Na sequência, Hahn diz que tentou levantar o marido, que ele continuava gemendo e só então constatou que havia uma mancha de sangue próxima à cabeça dele. Ele disse que não sabia precisar se Biot bateu a cabeça no chão ou em alguma mobília da casa.
O alemão diz ter ficado “desesperado” e chegou a dar um tapa nas nádegas do companheiro para tentar reanimá-lo. Em seguida, ele diz ter ido até à portaria do prédio pedir ajuda ao porteiro, que acionou o SAMU (Serviço de Atendimento Móvel de Urgência).
O cônsul afirmou que também ligou para um colega de trabalho solicitando ajuda e que uma mulher realizou manobras de reanimação no marido antes da chegada dos socorristas. Os profissionais do Samu também tentaram reanimar o homem, mas ele já estava morto.
Lesões no corpo
Autoridades investigam as circunstâncias da morte. De acordo com os exames feitos pelo IML, o corpo de Biot tem lesões como equimoses (manchas roxas), escoriações e outros tipos de ferimentos, espalhados por regiões como braços, pernas, tronco e cabeça.

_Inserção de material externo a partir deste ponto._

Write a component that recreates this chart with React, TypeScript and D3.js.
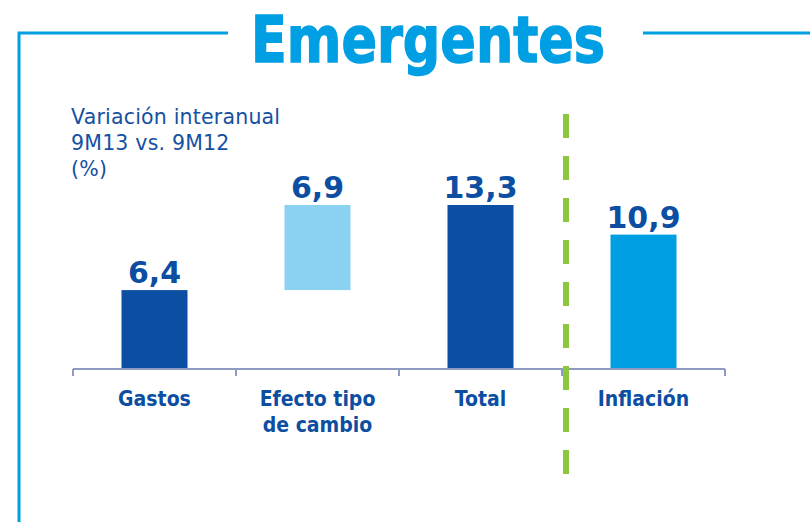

Apenas no rosto, o documento aponta que o belga apresenta quatro ferimentos, um deles no lábio inferior. Na região do tronco, são ao menos seis lesões. Ainda há mais dez ferimentos na região dos braços e das mãos. Os peritos encontraram ferimentos no ânus e mais seis nas pernas. “Houve uma morte com violência”, afirmou a Polícia Civil.
Em entrevista à GloboNews, a delegada Camila Lourenço, da 14ª DP (Leblon) afirmou que Biot teve traumatismo craniano e que as lesões encontradas no corpo não são recentes.
“O laudo aponta diversas equimoses, inclusive na área do tórax, que seria compatível com pisadura. Lesões compatíveis com agressão por instrumento cilíndrico”, disse.
A defesa do cônsul pediu habeas corpus, alegando que a prisão teria sido ilegal porque não houve flagrante e teria havido desrespeito à imunidade diplomática, mas a juíza Maria Izabel Pieranti entendeu que não caberia ao plantão judicial decidir sobre a soltura do investigado e que isso deveria ser feito em audiência de custódia.
A Embaixada e o Consulado-geral da Alemanha informaram que não vão se pronunciar e aguardam o fim das investigações em curso.